Recorded information:

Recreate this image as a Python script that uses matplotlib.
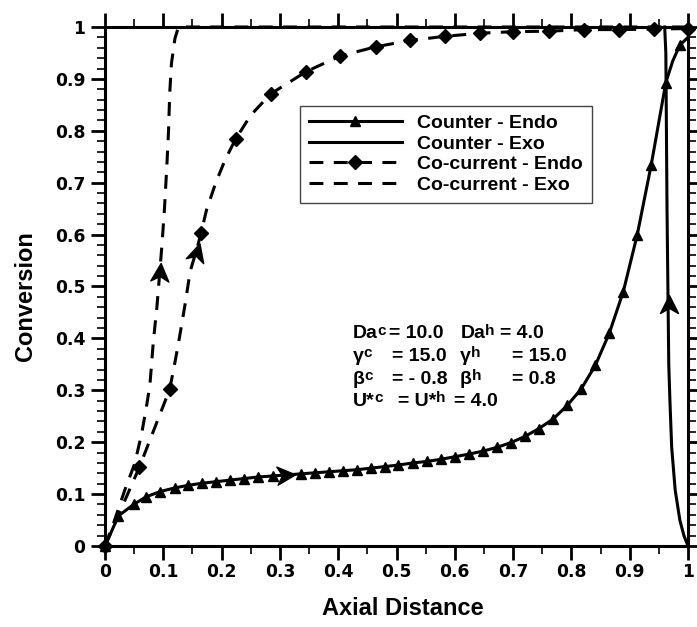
import matplotlib
matplotlib.use('Agg')
import matplotlib.pyplot as plt
from matplotlib.path import Path
from matplotlib.markers import MarkerStyle
from matplotlib.transforms import Affine2D, IdentityTransform
from matplotlib.ticker import MultipleLocator, FuncFormatter

plt.rcParams['lines.scale_dashes'] = False

# Counter - Endo (solid, triangles)
ce_x = [0, 0.023, 0.049, 0.071, 0.095, 0.120, 0.143, 0.167, 0.191, 0.215, 0.239, 0.263,
        0.288, 0.312, 0.336, 0.360, 0.384, 0.408, 0.432, 0.456, 0.480, 0.503, 0.528, 0.552,
        0.576, 0.600, 0.624, 0.649, 0.672, 0.696, 0.720, 0.744, 0.769, 0.793, 0.817, 0.841,
        0.865, 0.889, 0.913, 0.937, 0.962, 0.974, 0.986, 1.0]
ce_y = [0, 0.058, 0.080, 0.095, 0.105, 0.112, 0.117, 0.121, 0.124, 0.127, 0.130, 0.133,
        0.135, 0.137, 0.139, 0.141, 0.143, 0.145, 0.147, 0.150, 0.153, 0.156, 0.160, 0.163,
        0.167, 0.172, 0.177, 0.183, 0.190, 0.199, 0.211, 0.226, 0.245, 0.271, 0.303, 0.348,
        0.410, 0.490, 0.600, 0.735, 0.893, 0.935, 0.965, 0.980]
ce_marks = [i for i in range(len(ce_x)) if i not in (13, 41, 43)]

# Counter - Exo (solid)
cx_x = [1.0, 0.993, 0.986, 0.978, 0.972, 0.969, 0.967, 0.966, 0.965, 0.964, 0.963, 0.962, 0.960]
cx_y = [0, 0.02, 0.05, 0.108, 0.19, 0.28, 0.35, 0.45, 0.55, 0.65, 0.80, 0.95, 1.0]

# Co-current - Endo (dashed, diamonds)
de_x = [0, 0.059, 0.111, 0.121, 0.129, 0.138, 0.146, 0.157, 0.165, 0.174, 0.190, 0.206,
        0.224, 0.250, 0.284, 0.345, 0.403, 0.465, 0.523, 0.583, 0.643, 0.700, 0.762, 0.822,
        0.882, 0.941, 1.0]
de_y = [0, 0.152, 0.302, 0.36, 0.41, 0.47, 0.529, 0.57, 0.604, 0.647, 0.70, 0.744,
        0.784, 0.83, 0.871, 0.914, 0.944, 0.962, 0.974, 0.982, 0.988, 0.991, 0.992, 0.995,
        0.995, 0.996, 0.997]
de_marks = [0, 1, 2, 8, 12] + list(range(14, len(de_x)))

# Co-current - Exo (dashed)
dx_x = [0, 0.015, 0.034, 0.051, 0.063, 0.071, 0.077, 0.083, 0.089, 0.094, 0.098, 0.102,
        0.106, 0.109, 0.111, 0.114, 0.120, 0.126, 1.0]
dx_y = [0, 0.045, 0.108, 0.159, 0.217, 0.268, 0.310, 0.395, 0.460, 0.528, 0.585, 0.650,
        0.731, 0.800, 0.872, 0.930, 0.978, 1.0, 1.0]

# flow direction arrows (x, y, angle in degrees)
arr_x = [0.310, 0.967, 0.094, 0.157]
arr_y = [0.137, 0.466, 0.528, 0.567]
arr_ang = [4, 90, 86, 74]

fig = plt.figure(figsize=(6.97, 6.27), dpi=100, facecolor='white')
ax = fig.add_axes([105/697, 81/627, 583/697, 519/627])

lw = 2.2
dash = (10, 7.5)
ax.plot(ce_x, ce_y, color='black', lw=lw, marker='^', ms=7.5, markevery=ce_marks,
        label='Counter - Endo', clip_on=False, zorder=3)
ax.plot(cx_x, cx_y, color='black', lw=lw, label='Counter - Exo', clip_on=False, zorder=3)
ax.plot(de_x, de_y, color='black', lw=lw, dashes=dash, marker='D', ms=6.8,
        markevery=de_marks, label='Co-current - Endo', clip_on=False, zorder=3)
ax.plot(dx_x, dx_y, color='black', lw=lw, dashes=dash, label='Co-current - Exo',
        clip_on=False, zorder=3)

# barbed arrow heads
head = Path([(0.5, 0), (-0.5, 0.5), (-0.22, 0), (-0.5, -0.5), (0.5, 0)],
            [Path.MOVETO, Path.LINETO, Path.LINETO, Path.LINETO, Path.CLOSEPOLY])
for x, y, a in zip(arr_x, arr_y, arr_ang):
    ax.plot([x], [y], linestyle='none', color='black', ms=13,
            marker=MarkerStyle(head, transform=Affine2D().rotate_deg(a)), zorder=4)

ax.set_xlim(0, 1)
ax.set_ylim(0, 1)
for s in ax.spines.values():
    s.set_linewidth(2.2)
ax.xaxis.set_major_locator(MultipleLocator(0.1))
ax.xaxis.set_minor_locator(MultipleLocator(0.05))
ax.yaxis.set_major_locator(MultipleLocator(0.1))
ax.yaxis.set_minor_locator(MultipleLocator(0.02))
fmt = FuncFormatter(lambda v, p: f'{round(v, 2):g}')
ax.xaxis.set_major_formatter(fmt)
ax.yaxis.set_major_formatter(fmt)
ax.tick_params(which='both', direction='out', top=True, right=True)
ax.tick_params(which='major', length=10, width=2.0)
ax.tick_params(which='minor', length=5.8, width=1.2)
ax.tick_params(axis='x', which='major', pad=2.4)
ax.tick_params(axis='y', which='major', pad=4.3)
for lab in ax.get_xticklabels() + ax.get_yticklabels():
    lab.set_fontfamily('DejaVu Sans')
    lab.set_fontweight('bold')
    lab.set_fontsize(12.3)

ax.set_xlabel('Axial Distance', family='Liberation Sans', fontweight='bold', fontsize=17,
              va='baseline')
ax.xaxis.set_label_coords(0.510, -0.133)
ax.set_ylabel('Conversion', family='Liberation Sans', fontweight='bold', fontsize=17,
              va='baseline')
ax.yaxis.set_label_coords(-0.125, 0.481)

leg = ax.legend(loc='upper left', bbox_to_anchor=(0.3345, 0.848), borderaxespad=0,
                prop={'family': 'Liberation Sans', 'weight': 'bold', 'size': 14},
                frameon=True, fancybox=False, edgecolor='#444444', framealpha=1,
                handlelength=4.8, handletextpad=0.77, labelspacing=0.15, borderpad=0.45,
                numpoints=1)
leg.get_frame().set_linewidth(1.0)

# parameter block: (x, text, superscript)
rows = [
    (0.400, [(0.425, 'Da', 'c'), (0.487, '= 10.0', ''), (0.610, 'Da', 'h'),
             (0.678, '= 4.0', '')]),
    (0.357, [(0.425, 'γ', 'c'), (0.492, '= 15.0', ''), (0.609, 'γ', 'h'),
             (0.698, '= 15.0', '')]),
    (0.313, [(0.425, 'β', 'c'), (0.492, '= - 0.8', ''), (0.609, 'β', 'h'),
             (0.698, '= 0.8', '')]),
    (0.270, [(0.425, 'U*', 'c'), (0.503, '= U*', 'h'), (0.599, '= 4.0', '')]),
]
tkw = dict(family='Liberation Sans', fontweight='bold', va='baseline', ha='left', zorder=5)
renderer = fig.canvas.get_renderer()
for y, cells in rows:
    for x, s, sup in cells:
        t = ax.text(x, y, s, fontsize=14, **tkw)
        if sup:
            bb = t.get_window_extent(renderer)
            px, py = ax.transData.transform((x, y))
            ax.text(bb.x1 - 0.5, py + 3.5, sup, fontsize=11,
                    transform=IdentityTransform(), **tkw)

fig.savefig('out.png', dpi=100, facecolor='white')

Exercise aim:
Repeat the material above verbatim. Leave the pictures behind.

Result:
Recreate this image as a Python script that uses matplotlib.
import matplotlib
matplotlib.use('Agg')
import matplotlib.pyplot as plt
from matplotlib.path import Path
from matplotlib.markers import MarkerStyle
from matplotlib.transforms import Affine2D, IdentityTransform
from matplotlib.ticker import MultipleLocator, FuncFormatter

plt.rcParams['lines.scale_dashes'] = False

# Counter - Endo (solid, triangles)
ce_x = [0, 0.023, 0.049, 0.071, 0.095, 0.120, 0.143, 0.167, 0.191, 0.215, 0.239, 0.263,
        0.288, 0.312, 0.336, 0.360, 0.384, 0.408, 0.432, 0.456, 0.480, 0.503, 0.528, 0.552,
        0.576, 0.600, 0.624, 0.649, 0.672, 0.696, 0.720, 0.744, 0.769, 0.793, 0.817, 0.841,
        0.865, 0.889, 0.913, 0.937, 0.962, 0.974, 0.986, 1.0]
ce_y = [0, 0.058, 0.080, 0.095, 0.105, 0.112, 0.117, 0.121, 0.124, 0.127, 0.130, 0.133,
        0.135, 0.137, 0.139, 0.141, 0.143, 0.145, 0.147, 0.150, 0.153, 0.156, 0.160, 0.163,
        0.167, 0.172, 0.177, 0.183, 0.190, 0.199, 0.211, 0.226, 0.245, 0.271, 0.303, 0.348,
        0.410, 0.490, 0.600, 0.735, 0.893, 0.935, 0.965, 0.980]
ce_marks = [i for i in range(len(ce_x)) if i not in (13, 41, 43)]

# Counter - Exo (solid)
cx_x = [1.0, 0.993, 0.986, 0.978, 0.972, 0.969, 0.967, 0.966, 0.965, 0.964, 0.963, 0.962, 0.960]
cx_y = [0, 0.02, 0.05, 0.108, 0.19, 0.28, 0.35, 0.45, 0.55, 0.65, 0.80, 0.95, 1.0]

# Co-current - Endo (dashed, diamonds)
de_x = [0, 0.059, 0.111, 0.121, 0.129, 0.138, 0.146, 0.157, 0.165, 0.174, 0.190, 0.206,
        0.224, 0.250, 0.284, 0.345, 0.403, 0.465, 0.523, 0.583, 0.643, 0.700, 0.762, 0.822,
        0.882, 0.941, 1.0]
de_y = [0, 0.152, 0.302, 0.36, 0.41, 0.47, 0.529, 0.57, 0.604, 0.647, 0.70, 0.744,
        0.784, 0.83, 0.871, 0.914, 0.944, 0.962, 0.974, 0.982, 0.988, 0.991, 0.992, 0.995,
        0.995, 0.996, 0.997]
de_marks = [0, 1, 2, 8, 12] + list(range(14, len(de_x)))

# Co-current - Exo (dashed)
dx_x = [0, 0.015, 0.034, 0.051, 0.063, 0.071, 0.077, 0.083, 0.089, 0.094, 0.098, 0.102,
        0.106, 0.109, 0.111, 0.114, 0.120, 0.126, 1.0]
dx_y = [0, 0.045, 0.108, 0.159, 0.217, 0.268, 0.310, 0.395, 0.460, 0.528, 0.585, 0.650,
        0.731, 0.800, 0.872, 0.930, 0.978, 1.0, 1.0]

# flow direction arrows (x, y, angle in degrees)
arr_x = [0.310, 0.967, 0.094, 0.157]
arr_y = [0.137, 0.466, 0.528, 0.567]
arr_ang = [4, 90, 86, 74]

fig = plt.figure(figsize=(6.97, 6.27), dpi=100, facecolor='white')
ax = fig.add_axes([105/697, 81/627, 583/697, 519/627])

lw = 2.2
dash = (10, 7.5)
ax.plot(ce_x, ce_y, color='black', lw=lw, marker='^', ms=7.5, markevery=ce_marks,
        label='Counter - Endo', clip_on=False, zorder=3)
ax.plot(cx_x, cx_y, color='black', lw=lw, label='Counter - Exo', clip_on=False, zorder=3)
ax.plot(de_x, de_y, color='black', lw=lw, dashes=dash, marker='D', ms=6.8,
        markevery=de_marks, label='Co-current - Endo', clip_on=False, zorder=3)
ax.plot(dx_x, dx_y, color='black', lw=lw, dashes=dash, label='Co-current - Exo',
        clip_on=False, zorder=3)

# barbed arrow heads
head = Path([(0.5, 0), (-0.5, 0.5), (-0.22, 0), (-0.5, -0.5), (0.5, 0)],
            [Path.MOVETO, Path.LINETO, Path.LINETO, Path.LINETO, Path.CLOSEPOLY])
for x, y, a in zip(arr_x, arr_y, arr_ang):
    ax.plot([x], [y], linestyle='none', color='black', ms=13,
            marker=MarkerStyle(head, transform=Affine2D().rotate_deg(a)), zorder=4)

ax.set_xlim(0, 1)
ax.set_ylim(0, 1)
for s in ax.spines.values():
    s.set_linewidth(2.2)
ax.xaxis.set_major_locator(MultipleLocator(0.1))
ax.xaxis.set_minor_locator(MultipleLocator(0.05))
ax.yaxis.set_major_locator(MultipleLocator(0.1))
ax.yaxis.set_minor_locator(MultipleLocator(0.02))
fmt = FuncFormatter(lambda v, p: f'{round(v, 2):g}')
ax.xaxis.set_major_formatter(fmt)
ax.yaxis.set_major_formatter(fmt)
ax.tick_params(which='both', direction='out', top=True, right=True)
ax.tick_params(which='major', length=10, width=2.0)
ax.tick_params(which='minor', length=5.8, width=1.2)
ax.tick_params(axis='x', which='major', pad=2.4)
ax.tick_params(axis='y', which='major', pad=4.3)
for lab in ax.get_xticklabels() + ax.get_yticklabels():
    lab.set_fontfamily('DejaVu Sans')
    lab.set_fontweight('bold')
    lab.set_fontsize(12.3)

ax.set_xlabel('Axial Distance', family='Liberation Sans', fontweight='bold', fontsize=17,
              va='baseline')
ax.xaxis.set_label_coords(0.510, -0.133)
ax.set_ylabel('Conversion', family='Liberation Sans', fontweight='bold', fontsize=17,
              va='baseline')
ax.yaxis.set_label_coords(-0.125, 0.481)

leg = ax.legend(loc='upper left', bbox_to_anchor=(0.3345, 0.848), borderaxespad=0,
                prop={'family': 'Liberation Sans', 'weight': 'bold', 'size': 14},
                frameon=True, fancybox=False, edgecolor='#444444', framealpha=1,
                handlelength=4.8, handletextpad=0.77, labelspacing=0.15, borderpad=0.45,
                numpoints=1)
leg.get_frame().set_linewidth(1.0)

# parameter block: (x, text, superscript)
rows = [
    (0.400, [(0.425, 'Da', 'c'), (0.487, '= 10.0', ''), (0.610, 'Da', 'h'),
             (0.678, '= 4.0', '')]),
    (0.357, [(0.425, 'γ', 'c'), (0.492, '= 15.0', ''), (0.609, 'γ', 'h'),
             (0.698, '= 15.0', '')]),
    (0.313, [(0.425, 'β', 'c'), (0.492, '= - 0.8', ''), (0.609, 'β', 'h'),
             (0.698, '= 0.8', '')]),
    (0.270, [(0.425, 'U*', 'c'), (0.503, '= U*', 'h'), (0.599, '= 4.0', '')]),
]
tkw = dict(family='Liberation Sans', fontweight='bold', va='baseline', ha='left', zorder=5)
renderer = fig.canvas.get_renderer()
for y, cells in rows:
    for x, s, sup in cells:
        t = ax.text(x, y, s, fontsize=14, **tkw)
        if sup:
            bb = t.get_window_extent(renderer)
            px, py = ax.transData.transform((x, y))
            ax.text(bb.x1 - 0.5, py + 3.5, sup, fontsize=11,
                    transform=IdentityTransform(), **tkw)

fig.savefig('out.png', dpi=100, facecolor='white')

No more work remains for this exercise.